Hear SoCal Outlaw Jaime Wyatt, Chris Shiflett Talk New Album, Jail Time
“I get so much shit walking around with a cowboy hat in Los Angeles,” says Jaime Wyatt, the SoCal country songwriter whose rule-breaking spirit has landed her behind bars, as well on Rolling Stone‘s 10 New Country Artists You Need To Know list earlier this year.
Never one to chase trends, Wyatt moved to California as a teenager, throwing her weight behind the sort of Seventies-inspired country-rock that had yet to experience its recent resurgence. She’s now one of the leaders of L.A.’s Americana scene, running in the same circles as Sam Outlaw and proudly sporting her cowboy hat.
Talking with Chris Shiflett during the newest episode of Walking the Floor, Wyatt dishes the dirt on her eight-month incarceration, her childhood in rural Washington State and the long, winding career path that led to her newest album, Felony Blues. Listen to the full episode below, after our round-up of episode highlights.
She has family ties to the Bakersfield country scene of the mid-20th century.
Although Wyatt grew up in rural Washington, some of ancestors rooted themselves in California, having migrated west during the Dustbowl of the 1940s. “My great grandfather had a feed store in North Hollywood,” she says, adding that Roy Rogers was an occasional customer. “It was the last feed store you could ride your horse up to.” Other relatives headed to Bakersfield, where they farmed during the day and sang country songs at night.
Wyatt wrote her first song after a run-in with the school bully.
“My dad was always making rhymes, and it was a fun thing,” says Wyatt, whose parents encouraged their children to improvise their own lyrics about daily activities. “We’d be riding down the road, and you’d spout off something funny, basically writing a song on the spot.” By the age of five, Wyatt was writing songs without her parents’ help. The catalyst? A childhood bully’s aggression. “My first song I ever wrote was because a boy in school was being mean to me,” she explains. “He was throwing rocks at me, so my first song was ‘Don’t Throw Rocks at Me.’ It was so cheesy.”

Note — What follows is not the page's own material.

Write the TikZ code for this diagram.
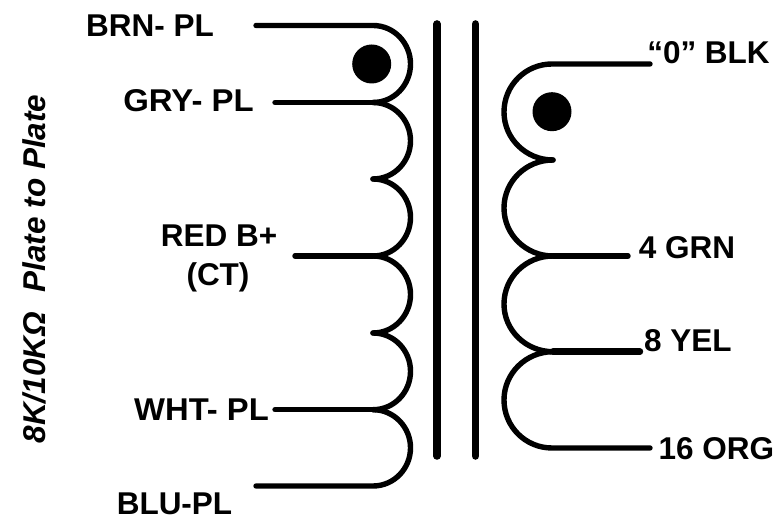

Long before she could drink at her own shows, Wyatt was playing local shows in upstate Washington.
“I started doing coffeehouse gigs when I was 12,” she remembers. “That escalated to playing bars when I was 14, 15, in Tacoma, Washington. That was the nearest big town. I wouldn’t even call it a city. I grew up on a little island, and you commute to town, and that’s where the bars were at and where society was at.”

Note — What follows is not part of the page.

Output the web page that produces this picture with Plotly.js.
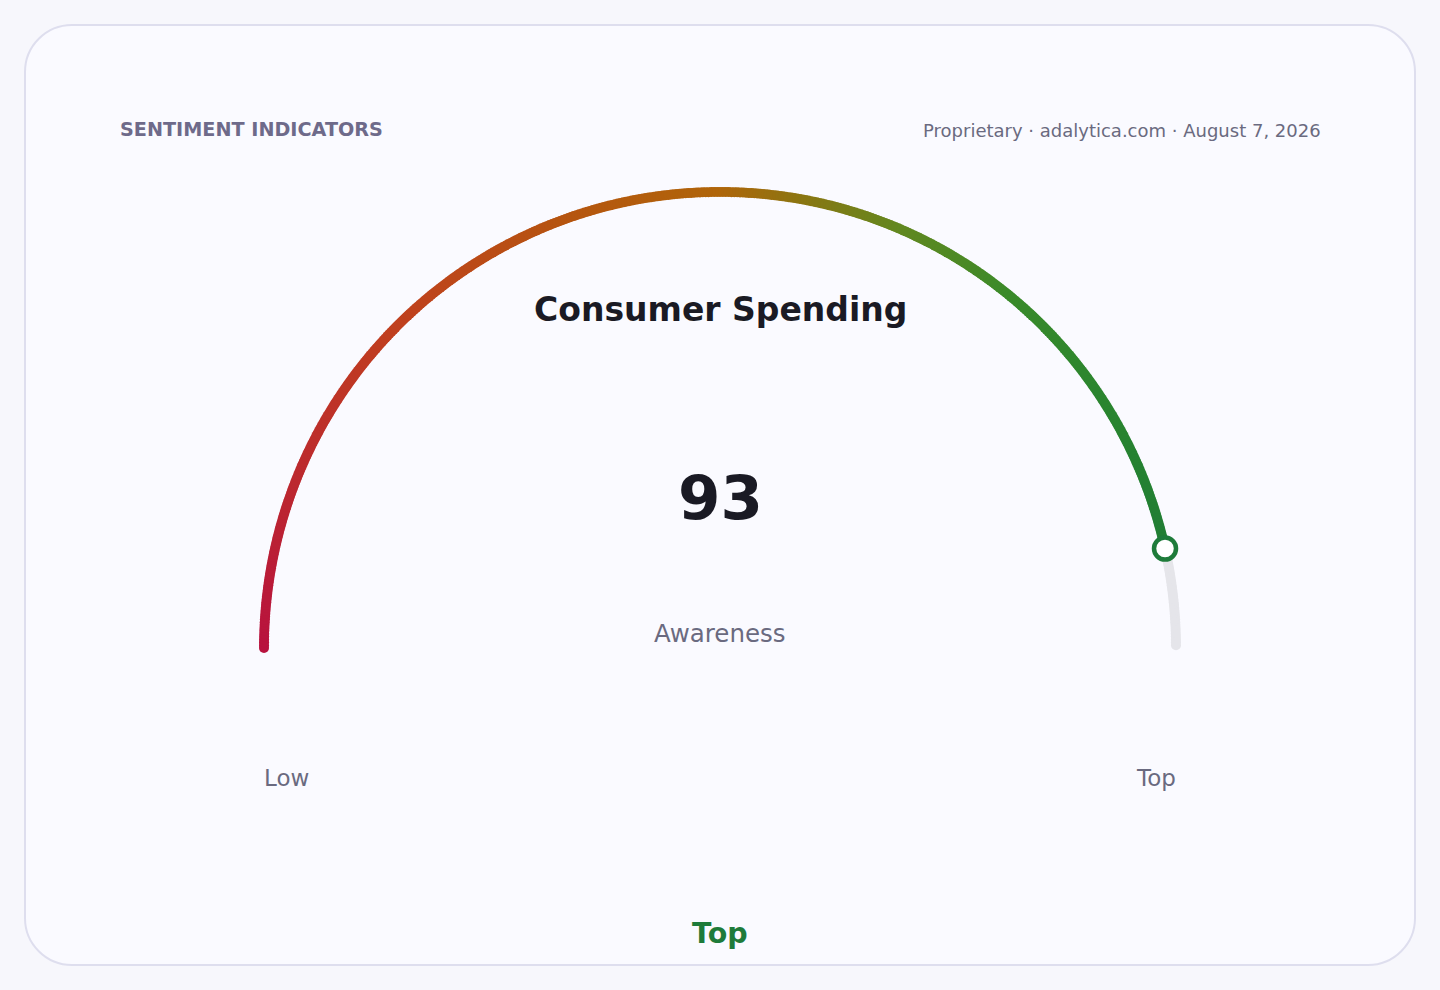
<!DOCTYPE html>
<html>
<head>
<meta charset="utf-8">
<script src="https://cdn.plot.ly/plotly-3.0.1.min.js"></script>
<style>
  html, body { margin:0; padding:0; background:#f7f7fc; width:1440px; height:990px; overflow:hidden; }
  #card { position:absolute; left:24px; top:24px; width:1388px; height:938px; border:2px solid #dedeee; border-radius:48px; background:#fafaff; }
  #chart { position:absolute; left:0; top:0; width:1440px; height:990px; }
</style>
</head>
<body>
<div id="card"></div>
<div id="chart"></div>
<script>
// ---- data ----
const kicker = "SENTIMENT INDICATORS";
const sourceLine = "Proprietary · adalytica.com · August 7, 2026";
const gaugeTitle = "Consumer Spending";
const gaugeValue = 93;
const gaugeMin = 0;
const gaugeMax = 100;
const metricLabel = "Awareness";
const scaleLabels = ["Low", "Top"];
const bandLabel = "Top";

// ---- rendering ----
const W = 1440, H = 990;
const px = x => x / W;
const py = y => 1 - y / H;
const toTheta = v => (v - gaugeMin) / (gaugeMax - gaugeMin) * 180;

const step = 0.2;
const fillVals = [];
for (let v = gaugeMin; v <= gaugeValue + 1e-9; v += step) fillVals.push(v);
const trackVals = [];
for (let v = gaugeValue; v <= gaugeMax + 1e-9; v += step) trackVals.push(v);

const colorscale = [
  [0.00, '#b8123e'],
  [0.25, '#c0401f'],
  [0.40, '#b5560f'],
  [0.50, '#b0650a'],
  [0.56, '#8a7612'],
  [0.63, '#628820'],
  [0.72, '#3a8a2a'],
  [0.82, '#2a852f'],
  [1.00, '#1a7838']
];

const traces = [
  {
    type: 'scatterpolar', mode: 'markers',
    r: trackVals.map(() => 1), theta: trackVals.map(toTheta),
    marker: { size: 10, color: '#e5e5ea', line: { width: 0 } },
    cliponaxis: false, hoverinfo: 'skip'
  },
  {
    type: 'scatterpolar', mode: 'markers',
    r: fillVals.map(() => 1), theta: fillVals.map(toTheta),
    marker: { size: 10, color: fillVals, cmin: gaugeMin, cmax: gaugeMax, colorscale: colorscale, showscale: false, line: { width: 0 } },
    cliponaxis: false, hoverinfo: 'skip'
  },
  {
    type: 'scatterpolar', mode: 'markers',
    r: [1], theta: [toTheta(gaugeValue)],
    marker: { size: 22, color: '#ffffff', line: { width: 4.5, color: '#1e7b3a' } },
    cliponaxis: false, hoverinfo: 'skip'
  }
];

const font = 'DejaVu Sans, sans-serif';
const ann = (text, x, y, size, color, weight, xanchor) => ({
  text: text, x: px(x), y: py(y), xref: 'paper', yref: 'paper',
  xanchor: xanchor || 'center', yanchor: 'middle', showarrow: false,
  font: { family: font, size: size, color: color, weight: weight || 400 }
});

const layout = {
  width: W, height: H,
  margin: { l: 0, r: 0, t: 0, b: 0 },
  paper_bgcolor: 'rgba(0,0,0,0)',
  plot_bgcolor: 'rgba(0,0,0,0)',
  showlegend: false,
  polar: {
    domain: { x: [px(264), px(1176)], y: [py(648), py(192)] },
    sector: [0, 180],
    bgcolor: 'rgba(0,0,0,0)',
    hole: 0,
    radialaxis: { visible: false, range: [0, 1] },
    angularaxis: { visible: false, direction: 'clockwise', rotation: 180, thetaunit: 'degrees' }
  },
  annotations: [
    ann(kicker, 118, 130, 19.2, '#6e6a8a', 700, 'left'),
    ann(sourceLine, 1323, 131, 18, '#6a6a80', 400, 'right'),
    ann(gaugeTitle, 720, 309, 33, '#1a1a24', 700),
    ann(String(gaugeValue), 720, 497, 61, '#1a1a24', 700),
    ann(metricLabel, 720, 633, 24.5, '#6a6a80', 400),
    ann(scaleLabels[0], 262, 778, 23, '#6a6a80', 400, 'left'),
    ann(scaleLabels[1], 1178, 778, 23, '#6a6a80', 400, 'right'),
    ann(bandLabel, 720, 933, 28.5, '#1e7b3a', 700)
  ]
};

Plotly.newPlot('chart', traces, layout, { staticPlot: true, displayModeBar: false });
</script>
</body>
</html>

A record deal brought Wyatt to California. . .before she’d even graduated high school.
“I got my first deal when I was in high school, and it was down [in L.A.],” she says. “I wasn’t allowed to move to L.A. yet, so I moved to San Francisco with my oldest sister, because my mom was alright with that, and I just commuted down to Los Angeles every other weekend.” The deal eventually soured, though, with Wyatt and her label butting heads over her musical direction. “I was always trying to make country records,” she adds, “and they always wanted me to be Sheryl Crow, so I’d come in with country songs and they’d say, ‘Ok, we’re gonna straighten this out.'”
Wyatt has earned her “outlaw country” stripes, serving the better part of a year in jail after robbing her drug dealer.
After her first two record deals went south, Wyatt began surrounding herself with deals of a more criminal nature. Pills were her preferred high, and she embraced them with everything she had, eventually robbing her dealer – a dealer with well-to-do parents and a hotshot lawyer, apparently – with help from a gang member. “I didn’t go to prison,” she clarifies. “I was in jail for eight months, fighting a case for which they would’ve loved to send me to prison.” After some legal negotiations, Wyatt accepted a plea bargain. “They told me, ‘If you’re going to trial, you will lose,’ and probably that was the reality,” she says. “So I took the plea. Eight months total time served, and I got three years probation, and six months residential treatment.”